Ensuite, il intégrera l’Institut supérieur d’art dramatique et d’animation culturelle (ISADAC). Au terme de quatre ans de formation, il décroche son diplôme. « Au lieu de faire comme les autres et d’aller déposer mon CV partout, j’ai choisi l’inverse. Je me suis cloîtré chez moi pendant deux mois, dans une maison attenante au domicile familial. » Volontairement « incarcéré», il colle sur les murs de sa chambre des fiches relatant toute l’histoire du théâtre. Tout ce qu’il a étudié.
« J’avais ma réserve de cigarettes et d’alcool, je passais mon temps à réfléchir sur ce que j’allais faire. » Il cherche à déterminer dans quel genre de théâtre il va s’investir. Du folklorique au futuriste, il passe en revue tout ce qui s’est fait avant lui et se pose la question centrale : « Que pourrais-je apporter de nouveau ? » Il finit par trouver. Dans Dabateatr, le préfixe « daba » (qui signifie maintenant) en dit long sur Jaouad.
Un jeune en harmonie avec son époque. « J’ai choisi tout simplement d’être dans le présent. Il nous permet à la fois d’avoir un regard poétique et politique sur le passé et d’entrevoir le futur », philosophe-t-il. S’agissant de la question de l’identité, il estime que « notre identité est en nous. Il ne faut être ni diplomate ni méchant avec le passé…
Mes œuvres proposent surtout une vision du monde actuel ». Un monde qu’il découvre encore et qui lui apprend chaque jour quelque chose de nouveau. Son théâtre n’est pas que divertissement. C’est aussi un moyen d’éduquer les générations à venir et d’inculquer un certain savoir. « C’est un projet de société », assure Jaouad qui se considère comme « un producteur de culture ».
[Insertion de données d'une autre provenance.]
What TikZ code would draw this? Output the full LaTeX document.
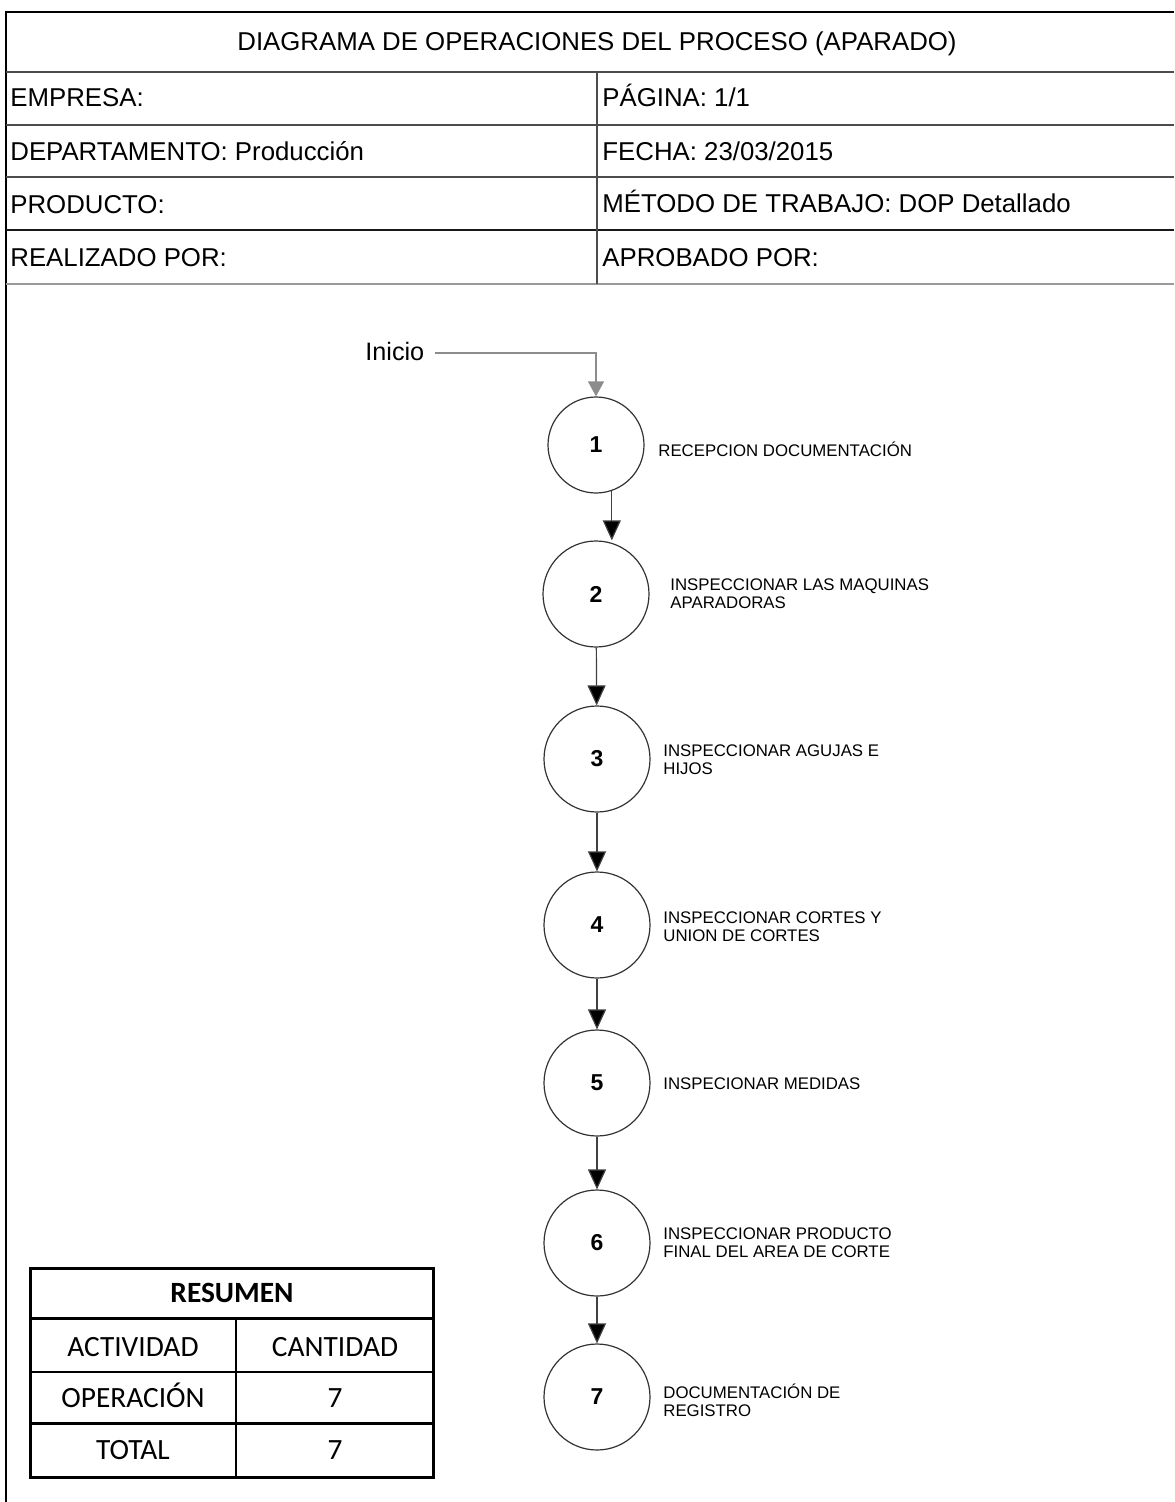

Quelle culture au juste ? « Un auteur a dit qu’on pouvait faire du théâtre de tout. Mais tout n’est pas théâtre. Moi, je dis qu’on peut faire de tout une culture et tout n’est pas culture. » En clair, notre homme croit à la diversité, et, bien entendu, à la liberté d’expression. « On nous laisse dire tout ce qu’on veut, ou presque, mais on ne nous donne pas d’espace pour l’exprimer. Nous sommes dans un système d’apparence. » Voilà son message. Libre à nous d’y réfléchir longuement.